I think it’s to do with taking that first and serious step forward, toward publication. I am no longer writing just for myself. I am hoping that my shorts, and by extension, my novels, will begin reaching audiences. And the first of those audiences is the hardest. For my novel to have a better chance at traditional publishing, I will likely need some credits from having published short stories. And in order to get those published, I need to win over the editors of such contests and magazines with original, breathtaking, and cleverly written shorts.

Not such an easy task.

I am feeling a bit overwhelmed here, at my start. I know I can’t expect such perfect stories to just flow right out of me, especially in the beginning, especially when I’m worrying about what the editors are going to think, especially when I haven’t been writing shorts for some time.

Take a deep breath, I tell myself. And I always do. But deep breaths don’t win contests!

Actually, they just might. After a serious bout of writer’s block that hit me so hard last week I was struggling with work on my novel (a job that generally comes easy since I am so in-tune with my characters and that world), I took a day off from writing and decided to do something I hadn’t done in a while: I took my dog and my board out to the park and I played. I also took the weekend to read short stories, to fill my empty tank back up to full with ideas and inspiration. I had so much fun during all of this, that I didn’t even worry about my not being able to write or come up with the perfect story and the perfect surprising character developments.

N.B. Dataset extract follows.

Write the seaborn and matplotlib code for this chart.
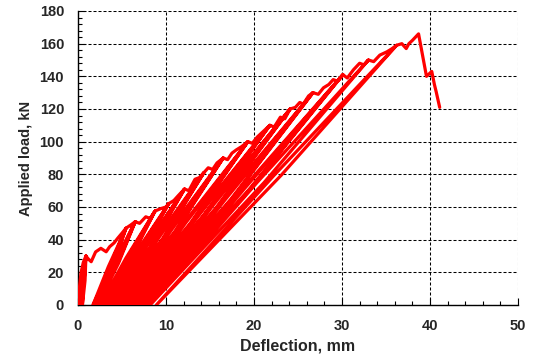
import numpy as np
import pandas as pd
import matplotlib
matplotlib.use("Agg")
import matplotlib.pyplot as plt
import seaborn as sns
from matplotlib.ticker import MultipleLocator

# ---- data ----
envelope_defl = [0, 0.15, 0.35, 0.6, 0.9, 1.2, 1.5, 2.0, 2.6, 3.2, 3.6, 4.1, 4.5, 5.0, 5.45,
                 6.0, 6.5, 7.0, 7.7, 8.2, 8.75, 9.4, 10.0, 10.3, 10.9, 11.4, 12.1, 12.6, 13.3,
                 13.8, 14.3, 14.8, 15.3, 15.8, 16.5, 17.0, 17.5, 18.0, 18.6, 19.3, 19.8, 20.4,
                 21.0, 21.8, 22.3, 23.0, 23.5, 24.1, 24.7, 25.2, 25.6, 26.2, 26.7, 27.3, 27.9,
                 28.5, 29.0, 29.5, 30.1, 30.6, 31.3, 32.0, 32.5, 33.0, 33.6, 34.3, 35.1, 35.7,
                 36.2, 36.8, 37.3, 37.6, 38.0, 38.7, 39.6, 40.2, 40.5, 40.7, 41.1]
envelope_load = [0, 10, 20, 26, 30, 28, 26.5, 32.5, 34.7, 32.6, 35.7, 38, 40.8, 44, 47,
                 49, 51, 50, 54, 53, 57.5, 59, 60, 62, 64, 67, 71, 70, 77,
                 78, 81, 84, 83, 87, 90, 89, 93, 95, 97, 100, 99, 103,
                 106, 110, 109, 115, 114, 120, 121, 124, 123, 128, 130, 129, 133,
                 135, 138, 137, 141, 139, 144, 148, 147, 150, 149, 153, 155, 157,
                 159, 160, 157, 160, 162, 166, 140, 143, 135, 130.6, 121]

# first unloading / reloading loop at each peak
cycle_peak_defl = [0.9, 5.45, 6.5, 8.75, 10.3, 12.1, 14.3, 16.5, 19.3, 21.8,
                   24.1, 26.7, 30.1, 33.0, 36.2]
residual_defl = [0.3, 1.7, 2.0, 2.5, 3.0, 3.5, 4.0, 4.6, 5.2, 5.8,
                 6.4, 7.0, 7.6, 8.2, 8.9]
unload_mid_defl = [0.7, 3.85, 4.5, 5.95, 7.0, 8.2, 9.6, 11.0, 12.75, 14.3,
                   15.75, 17.4, 19.4, 21.15, 23.1]
reload_mid_defl = [0.55, 3.45, 4.1, 5.45, 6.45, 7.6, 8.9, 10.3, 12.0, 13.55,
                   15.0, 16.6, 18.6, 20.35, 22.3]

# repeated loop at the same load level
repeat_peak_defl = [0.9, 5.45, 6.5, 8.75, 10.3, 12.1, 14.3, 16.5, 19.3, 21.8, 24.1, 26.7, 30.1]
repeat_residual_defl = [0.5, 1.95, 2.25, 2.75, 3.25, 3.75, 4.3, 4.9, 5.5, 6.1, 6.7, 7.3, 7.9]
repeat_unload_mid_defl = [0.8, 3.95, 4.6, 6.05, 7.1, 8.3, 9.7, 11.1, 12.85, 14.4, 15.85, 17.5, 19.5]
repeat_reload_mid_defl = [0.65, 3.6, 4.25, 5.6, 6.6, 7.75, 9.1, 10.5, 12.2, 13.75, 15.2, 16.8, 18.8]

# ---- build the load path in test order ----
path_x, path_y = [], []
for d, p in zip(envelope_defl, envelope_load):
    path_x.append(d)
    path_y.append(p)
    if d in cycle_peak_defl:
        k = cycle_peak_defl.index(d)
        path_x += [unload_mid_defl[k], residual_defl[k], reload_mid_defl[k], d]
        path_y += [p / 2, 0, p / 2, p]
    if d in repeat_peak_defl:
        k = repeat_peak_defl.index(d)
        path_x += [repeat_unload_mid_defl[k], repeat_residual_defl[k], repeat_reload_mid_defl[k], d]
        path_y += [p / 2, 0, p / 2, p]

df = pd.DataFrame({"Deflection": path_x, "Load": path_y})

sns.set_theme(style="white")
plt.rcParams["font.family"] = ["Liberation Sans", "DejaVu Sans"]

fig = plt.figure(figsize=(5.36, 3.62), dpi=100)
ax = fig.add_axes([78 / 536, 1 - 305 / 362, 440 / 536, 294 / 362])

sns.lineplot(data=df, x="Deflection", y="Load", sort=False, estimator=None,
             color="#ff0000", linewidth=2.3, ax=ax, zorder=3,
             solid_joinstyle="round", solid_capstyle="round")

ax.set_xlim(0, 50)
ax.set_ylim(0, 180)
ax.xaxis.set_major_locator(MultipleLocator(10))
ax.xaxis.set_minor_locator(MultipleLocator(2))
ax.yaxis.set_major_locator(MultipleLocator(20))
ax.yaxis.set_minor_locator(MultipleLocator(4))

ax.grid(True, which="major", color="black", linestyle=(0, (2.9, 1.9)), linewidth=0.75, zorder=1)
for s in ["top", "right"]:
    ax.spines[s].set_visible(False)
for s in ["left", "bottom"]:
    ax.spines[s].set_color("black")
    ax.spines[s].set_linewidth(1.0)

ax.tick_params(which="both", direction="in", left=True, bottom=True, top=False, right=False,
               color="black")
ax.tick_params(which="major", length=5, width=0.8, pad=10, labelsize=10.5)
ax.tick_params(which="minor", length=3, width=0.8)
for lab in ax.get_xticklabels() + ax.get_yticklabels():
    lab.set_fontweight("bold")

ax.set_xlabel("Deflection, mm", fontsize=11.5, fontweight="bold", labelpad=4)
ax.set_ylabel("Applied load, kN", fontsize=10.5, fontweight="bold", labelpad=5)

fig.savefig("out.png", dpi=100)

And come Monday, I had new ideas for the short story that I was stuck on. The writing started out slow, but it began to pick up and I am now much more confident that there is something I am trying to say with this piece. I have simply to write it, to chip away the excess, and to see for myself.

The publication and the wins will come, with time I think, practice, and when I am ready (just as they do for anybody who sticks it out in this world).

So if you are feeling overwhelmed by the journey ahead, uncertain if these hurdles are passable, take heart, for I have been there as well (I still am). And so have countless writers before us. I think the most important thing is to keep moving forward, keep writing. Day by day. Don’t worry about how good you are, just let the stories excite you and the characters take you places you’ve never gone (and this is me telling myself this advice, because sometimes I forget).